Without the axiom of choice:
Construct a set $S\subset\mathbb R$ of cardinality $2^{\aleph_0}$ such that $x,y\in S,\ x\ne y\implies x-y\notin\mathbb Q$, and define an injection $h:\mathcal E\to S$. (This can all be done without choice.) Let $\mathbb Q=\{r_n:n\in\mathbb N\}$. Given $U\in\mathcal E\setminus\{\emptyset\}$, find the least $n$ such that $r_n+h(U)\in U$, and define $f(U)=r_n+h(U)$. Then $f(U)=f(V)\implies h(U)-h(V)\in\mathbb Q\implies h(U)=h(V)\implies U=V$.
P.S. Here is a simple way to construct such a set $S$. Enumerate the positive rational numbers as $\{d_n:n\in\mathbb N\}$. For $X\subseteq\mathbb R$ define $D(X)=\{x-y:x,y\in X,\ x\gt y\}$. The following construction can easily be made choice-free by using intervals with rational endpoints.
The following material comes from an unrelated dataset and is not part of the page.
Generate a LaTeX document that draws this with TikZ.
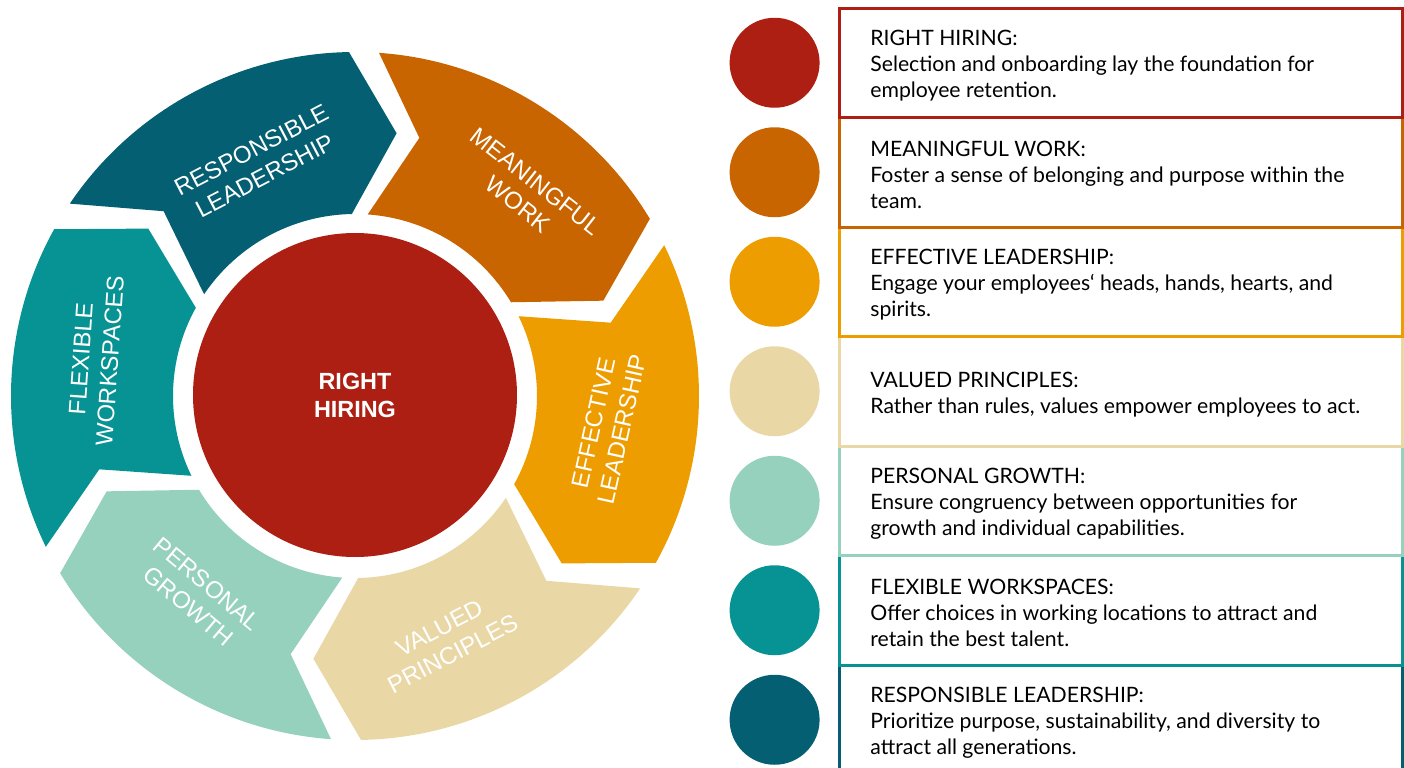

Construct a closed interval $I$ with $d_0\notin D(I)$; then construct disjoint closed intervals $I_0,I_1\subset I$ with $d_1\notin D(I_0\cup I_1)$; then construct disjoint closed intervals $I_{00},I_{01}\subset I_0$ and disjoint closed intervals $I_{10},I_{11}\subset I_1$ with $d_2\notin D(I_{00}\cup I_{01}\cup I_{10}\cup I_{11})$; and so on. The limiting set
$$S=I\cap(I_0\cup I_1)\cap(I_{00}\cup I_{01}\cup I_{10}\cup I_{11})\cap\cdots$$
is a Cantor set with $D(S)\cap\mathbb Q=\emptyset$.
In a comment FrançoisG.Dorais pointed to a more general construction in an answer to the question explicit big linearly independent sets.